E’ venuto fuori anche un bel video. Tra un super proclama e l’altro di rinascita almeno un’iniziativa di ristorazione pratica l’ho vista: un singolo pizzaiolo ci si è messo di impegno e offre pizze gratis a infermieri e dottori. Spero che i ristoratori che inneggiano alla rinascita di Milano, con slogan più o meno mediatici, facciano lo stesso. Però l’ombra del Manzoni ancora aleggia tra noi, con la sua pedante visione degli untori.

Allora perché invece di citare il Manzoni, che come detto la peste non l’ha mai vista nemmeno per sbaglio, non andiamo a prenderci il Boccaccio? Un autore ahimè spesso trascurato nell’insegnamento scolastico. Perché mentre il Manzoni ci dava giù con lo stile “romanzo di formazione”, a modo suo il Boccaccio parlava di sesso e di leggerezza.

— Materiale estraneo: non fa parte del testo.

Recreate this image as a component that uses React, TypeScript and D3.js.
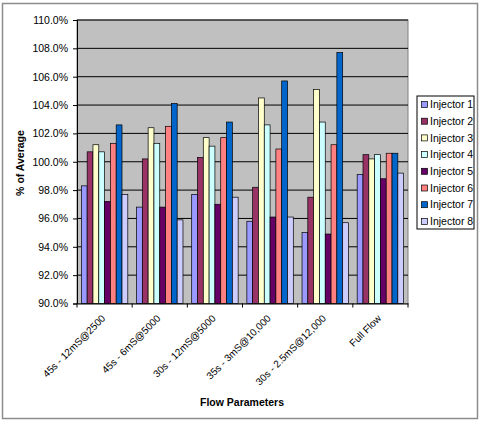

Quando nel 1347 (giorno più giorno meno) la peste bubbonica giunse dall’Oriente il Boccaccio stava a Firenze (quanto meno di passaggio, in merito le cronache non sono precisissime) e diciamolo, vedersi gente che stramazzava per strada, il puzzo dei cadaveri putrescenti, l’estetica stessa dei cadaveri non erano certo un bello spettacolo. Boccaccio era, per gli standard di oggi, un figlio di papà che dedicava parte del suo tempo agli affari di famiglia (commercio e relativa finanza) e parte alla letteratura.

Scrisse il Decamerone, un’opera leggera piena di sesso, scherzi volgarotti e ironia. Un’opera che nelle scuole italiane viene trattata quasi con dispetto dai docenti. Dopo tutto immaginatevelo voi, un docente di liceo parlare di sesso ad adolescenti in overdose da ormone pazzo.

Quindi sul Decamerone c’è sempre uno slalom. Meglio trattare la peste l’anno successivo, se proprio dobbiamo parlare di malattie, di calcare la mano con un bel romanzo di formazione come i Promessi sposi.

Ecco forse, penso io, senza nulla togliere alle scelte di ogni governo nazionale di creare zone di quarantena e altre soluzioni che io trovo sacrosante e doverose, il mondo dei media potrebbe cominciare a parlare di più del Boccaccio e del Decamerone. Almeno lui sì che l’ha vissuta, la peste, e ha cercato di porvi rimedio, a modo suo, da artista: scherzando e rendendo più leggera la sofferenza fisica e psicologica di tutti i giorni.